WORK TO DO: Quote the whole listing word for word. Do not include the pictures.

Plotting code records
▼▼▼

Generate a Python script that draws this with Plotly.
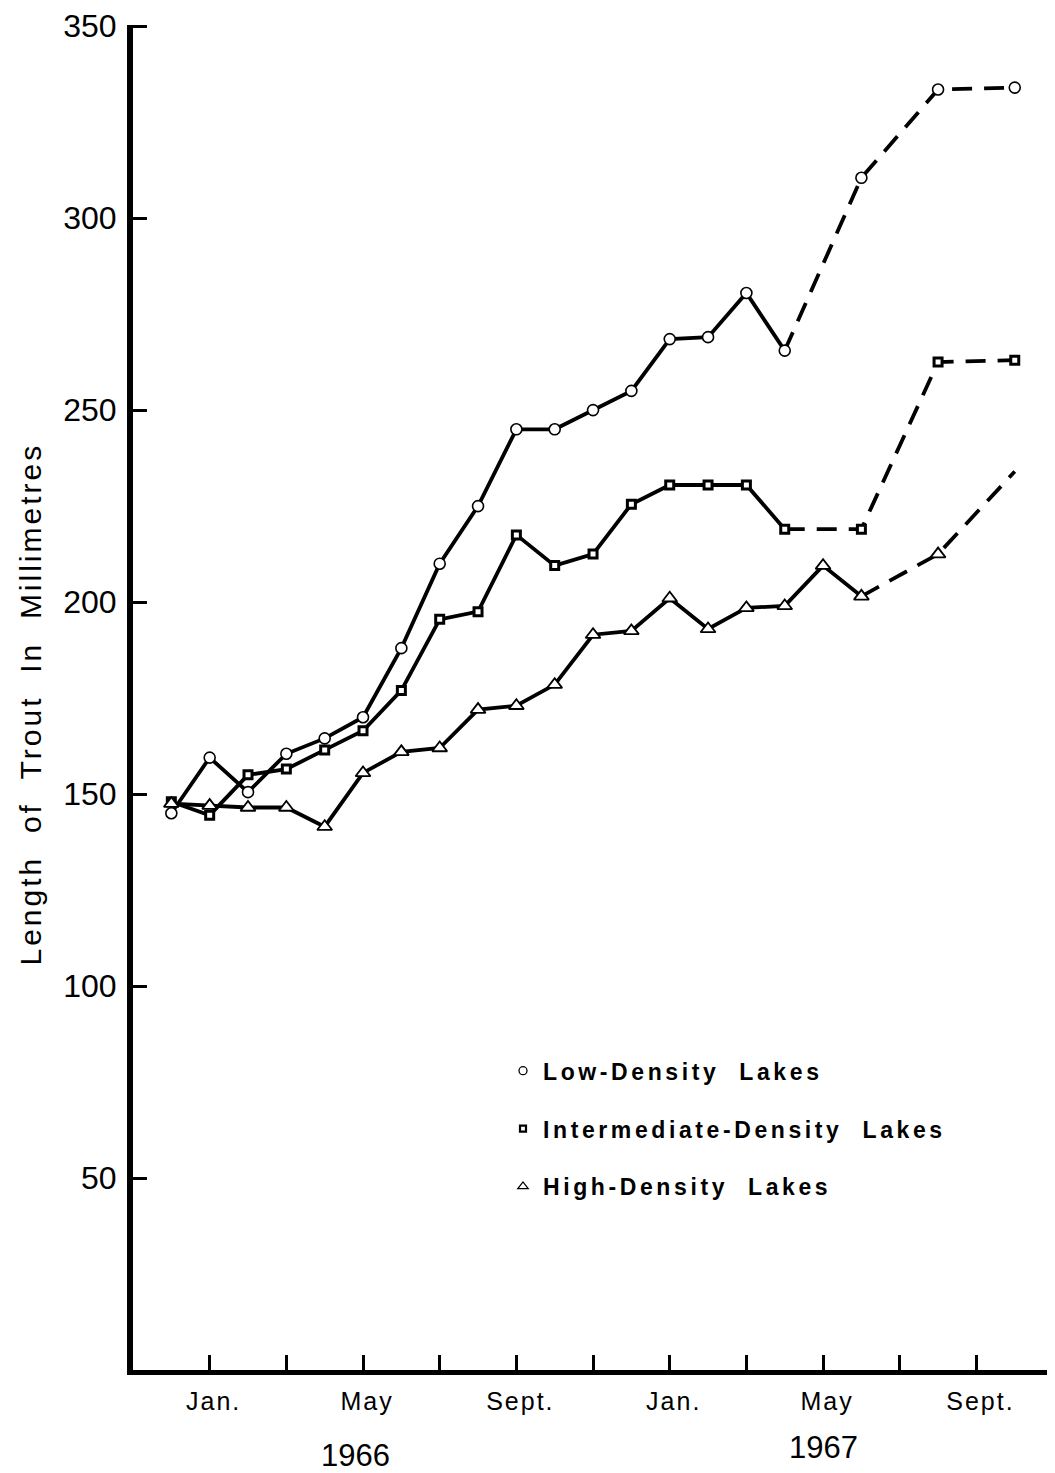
import plotly.graph_objects as go

# Month index: 0 = Dec 1965, 1 = Jan 1966, ... 13 = Jan 1967, ...
low_months = [0, 1, 2, 3, 4, 5, 6, 7, 8, 9, 10, 11, 12, 13, 14, 15, 16, 18, 20, 22]
low_vals = [145, 159.5, 150.5, 160.5, 164.5, 170, 188, 210, 225, 245, 245, 250, 255, 268.5, 269, 280.5, 265.5, 310.5, 333.5, 334]
low_solid_n = 17

int_months = [0, 1, 2, 3, 4, 5, 6, 7, 8, 9, 10, 11, 12, 13, 14, 15, 16, 18, 20, 22]
int_vals = [148, 144.5, 155, 156.5, 161.5, 166.5, 177, 195.5, 197.5, 217.5, 209.5, 212.5, 225.5, 230.5, 230.5, 230.5, 219, 219, 262.5, 263]
int_solid_n = 17

high_months = [0, 1, 2, 3, 4, 5, 6, 7, 8, 9, 10, 11, 12, 13, 14, 15, 16, 17, 18, 20, 22]
high_vals = [147.5, 147, 146.5, 146.5, 141.5, 155.5, 161, 162, 172, 173, 178.5, 191.5, 192.5, 201, 193, 198.5, 199, 209.5, 201.5, 212.5, 234]
high_solid_n = 19
high_marker_n = 20  # last point has no marker

tick_vals = [1, 3, 5, 7, 9, 11, 13, 15, 17, 19, 21, 23]
tick_labels = ["Jan.", "", "May", "", "Sept.", "", "Jan.", "", "May", "", "Sept.", ""]
y_ticks = [50, 100, 150, 200, 250, 300, 350]
years = ["1966", "1967"]
year_pos = [5, 17]

legend_labels = ["Low-Density\u00a0\u00a0Lakes", "Intermediate-Density\u00a0\u00a0Lakes", "High-Density\u00a0\u00a0Lakes"]
y_title = "Length\u00a0\u00a0of\u00a0\u00a0Trout\u00a0\u00a0In\u00a0\u00a0Millimetres"


def spaced(text, px):
    return '<span style="letter-spacing:%spx">%s</span>' % (px, text)


FONT = "Liberation Sans, Arial, Helvetica, sans-serif"
LW = 3.8
DASH = "20px,12px"

fig = go.Figure()

series = [
    (low_months, low_vals, low_solid_n, len(low_months), "circle", 11, 1.6),
    (int_months, int_vals, int_solid_n, len(int_months), "square", 8, 3.0),
    (high_months, high_vals, high_solid_n, high_marker_n, "triangle-up", 13, 1.8),
]

for xs, ys, ns, nm, sym, sz, mlw in series:
    fig.add_trace(go.Scatter(x=xs[:ns], y=ys[:ns], mode="lines",
                             line=dict(color="black", width=LW), showlegend=False, hoverinfo="skip"))
    fig.add_trace(go.Scatter(x=xs[ns - 1:], y=ys[ns - 1:], mode="lines",
                             line=dict(color="black", width=LW, dash=DASH), showlegend=False, hoverinfo="skip"))

for xs, ys, ns, nm, sym, sz, mlw in series:
    fig.add_trace(go.Scatter(x=xs[:nm], y=ys[:nm], mode="markers",
                             marker=dict(symbol=sym, size=sz, color="white",
                                         line=dict(color="black", width=mlw)),
                             showlegend=False))

leg_markers = [("circle", 8, 1.3), ("square", 6, 2.2), ("triangle-up", 9, 1.3)]
for i, (name, (sym, sz, mlw)) in enumerate(zip(legend_labels, leg_markers)):
    fig.add_trace(go.Scatter(x=[None], y=[None], mode="markers", name=spaced(name, 3.6),
                             legendgroup="g%d" % i,
                             marker=dict(symbol=sym, size=sz, color="white",
                                         line=dict(color="black", width=mlw))))

annotations = []
for yr, xp, yp, xs_ in zip(years, year_pos, [-0.0632, -0.0573], [-8, 0]):
    annotations.append(dict(x=xp, y=yp, xref="x", yref="paper", text=yr, showarrow=False,
                            xanchor="center", yanchor="middle", xshift=xs_,
                            font=dict(family=FONT, size=31, color="black")))
annotations.append(dict(x=-0.1117, y=0.4948, xref="paper", yref="paper",
                        text=spaced(y_title, 3), textangle=-90, showarrow=False,
                        xanchor="center", yanchor="middle",
                        font=dict(family=FONT, size=30, color="black")))

# The page body has an 8px margin, so the figure is 8px smaller than the window.
fig.update_layout(
    width=1047, height=1465,
    margin=dict(l=125, r=0, t=17, b=103),
    paper_bgcolor="white", plot_bgcolor="white",
    font=dict(family=FONT, color="black"),
    showlegend=True,
    legend=dict(x=0.4013, y=0.2385, xanchor="left", yanchor="top",
                bgcolor="rgba(0,0,0,0)", tracegroupgap=25,
                font=dict(family=FONT, size=23, color="black", weight="bold")),
    annotations=annotations,
    xaxis=dict(range=[-1.0, 23.05], showgrid=False, zeroline=False,
               showline=True, linecolor="black", linewidth=5,
               ticks="inside", ticklen=15, tickwidth=3, tickcolor="black",
               tickvals=tick_vals, ticktext=[spaced(t, 2) if t else "" for t in tick_labels],
               ticklabelstandoff=5, ticklabelshift=4,
               tickfont=dict(family=FONT, size=25, color="black")),
    yaxis=dict(range=[0, 350.3], showgrid=False, zeroline=False,
               showline=True, linecolor="black", linewidth=6,
               ticks="inside", ticklen=14, tickwidth=3, tickcolor="black",
               tickvals=y_ticks, ticklabelstandoff=4,
               tickfont=dict(family=FONT, size=32, color="black")),
)

fig.write_html("out.html")
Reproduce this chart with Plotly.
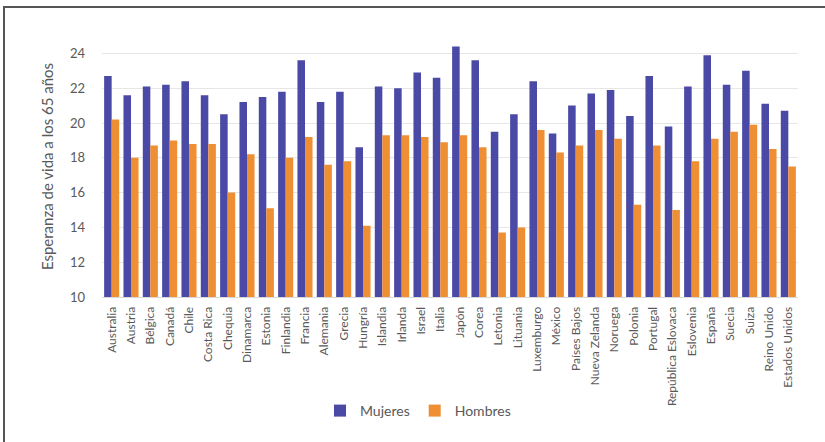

▲▲▲

OUTPUT FOR THIS EXERCISE:
Generate a Python script that draws this with Plotly.
import plotly.graph_objects as go

# Month index: 0 = Dec 1965, 1 = Jan 1966, ... 13 = Jan 1967, ...
low_months = [0, 1, 2, 3, 4, 5, 6, 7, 8, 9, 10, 11, 12, 13, 14, 15, 16, 18, 20, 22]
low_vals = [145, 159.5, 150.5, 160.5, 164.5, 170, 188, 210, 225, 245, 245, 250, 255, 268.5, 269, 280.5, 265.5, 310.5, 333.5, 334]
low_solid_n = 17

int_months = [0, 1, 2, 3, 4, 5, 6, 7, 8, 9, 10, 11, 12, 13, 14, 15, 16, 18, 20, 22]
int_vals = [148, 144.5, 155, 156.5, 161.5, 166.5, 177, 195.5, 197.5, 217.5, 209.5, 212.5, 225.5, 230.5, 230.5, 230.5, 219, 219, 262.5, 263]
int_solid_n = 17

high_months = [0, 1, 2, 3, 4, 5, 6, 7, 8, 9, 10, 11, 12, 13, 14, 15, 16, 17, 18, 20, 22]
high_vals = [147.5, 147, 146.5, 146.5, 141.5, 155.5, 161, 162, 172, 173, 178.5, 191.5, 192.5, 201, 193, 198.5, 199, 209.5, 201.5, 212.5, 234]
high_solid_n = 19
high_marker_n = 20  # last point has no marker

tick_vals = [1, 3, 5, 7, 9, 11, 13, 15, 17, 19, 21, 23]
tick_labels = ["Jan.", "", "May", "", "Sept.", "", "Jan.", "", "May", "", "Sept.", ""]
y_ticks = [50, 100, 150, 200, 250, 300, 350]
years = ["1966", "1967"]
year_pos = [5, 17]

legend_labels = ["Low-Density\u00a0\u00a0Lakes", "Intermediate-Density\u00a0\u00a0Lakes", "High-Density\u00a0\u00a0Lakes"]
y_title = "Length\u00a0\u00a0of\u00a0\u00a0Trout\u00a0\u00a0In\u00a0\u00a0Millimetres"


def spaced(text, px):
    return '<span style="letter-spacing:%spx">%s</span>' % (px, text)


FONT = "Liberation Sans, Arial, Helvetica, sans-serif"
LW = 3.8
DASH = "20px,12px"

fig = go.Figure()

series = [
    (low_months, low_vals, low_solid_n, len(low_months), "circle", 11, 1.6),
    (int_months, int_vals, int_solid_n, len(int_months), "square", 8, 3.0),
    (high_months, high_vals, high_solid_n, high_marker_n, "triangle-up", 13, 1.8),
]

for xs, ys, ns, nm, sym, sz, mlw in series:
    fig.add_trace(go.Scatter(x=xs[:ns], y=ys[:ns], mode="lines",
                             line=dict(color="black", width=LW), showlegend=False, hoverinfo="skip"))
    fig.add_trace(go.Scatter(x=xs[ns - 1:], y=ys[ns - 1:], mode="lines",
                             line=dict(color="black", width=LW, dash=DASH), showlegend=False, hoverinfo="skip"))

for xs, ys, ns, nm, sym, sz, mlw in series:
    fig.add_trace(go.Scatter(x=xs[:nm], y=ys[:nm], mode="markers",
                             marker=dict(symbol=sym, size=sz, color="white",
                                         line=dict(color="black", width=mlw)),
                             showlegend=False))

leg_markers = [("circle", 8, 1.3), ("square", 6, 2.2), ("triangle-up", 9, 1.3)]
for i, (name, (sym, sz, mlw)) in enumerate(zip(legend_labels, leg_markers)):
    fig.add_trace(go.Scatter(x=[None], y=[None], mode="markers", name=spaced(name, 3.6),
                             legendgroup="g%d" % i,
                             marker=dict(symbol=sym, size=sz, color="white",
                                         line=dict(color="black", width=mlw))))

annotations = []
for yr, xp, yp, xs_ in zip(years, year_pos, [-0.0632, -0.0573], [-8, 0]):
    annotations.append(dict(x=xp, y=yp, xref="x", yref="paper", text=yr, showarrow=False,
                            xanchor="center", yanchor="middle", xshift=xs_,
                            font=dict(family=FONT, size=31, color="black")))
annotations.append(dict(x=-0.1117, y=0.4948, xref="paper", yref="paper",
                        text=spaced(y_title, 3), textangle=-90, showarrow=False,
                        xanchor="center", yanchor="middle",
                        font=dict(family=FONT, size=30, color="black")))

# The page body has an 8px margin, so the figure is 8px smaller than the window.
fig.update_layout(
    width=1047, height=1465,
    margin=dict(l=125, r=0, t=17, b=103),
    paper_bgcolor="white", plot_bgcolor="white",
    font=dict(family=FONT, color="black"),
    showlegend=True,
    legend=dict(x=0.4013, y=0.2385, xanchor="left", yanchor="top",
                bgcolor="rgba(0,0,0,0)", tracegroupgap=25,
                font=dict(family=FONT, size=23, color="black", weight="bold")),
    annotations=annotations,
    xaxis=dict(range=[-1.0, 23.05], showgrid=False, zeroline=False,
               showline=True, linecolor="black", linewidth=5,
               ticks="inside", ticklen=15, tickwidth=3, tickcolor="black",
               tickvals=tick_vals, ticktext=[spaced(t, 2) if t else "" for t in tick_labels],
               ticklabelstandoff=5, ticklabelshift=4,
               tickfont=dict(family=FONT, size=25, color="black")),
    yaxis=dict(range=[0, 350.3], showgrid=False, zeroline=False,
               showline=True, linecolor="black", linewidth=6,
               ticks="inside", ticklen=14, tickwidth=3, tickcolor="black",
               tickvals=y_ticks, ticklabelstandoff=4,
               tickfont=dict(family=FONT, size=32, color="black")),
)

fig.write_html("out.html")
Reproduce this chart with Plotly.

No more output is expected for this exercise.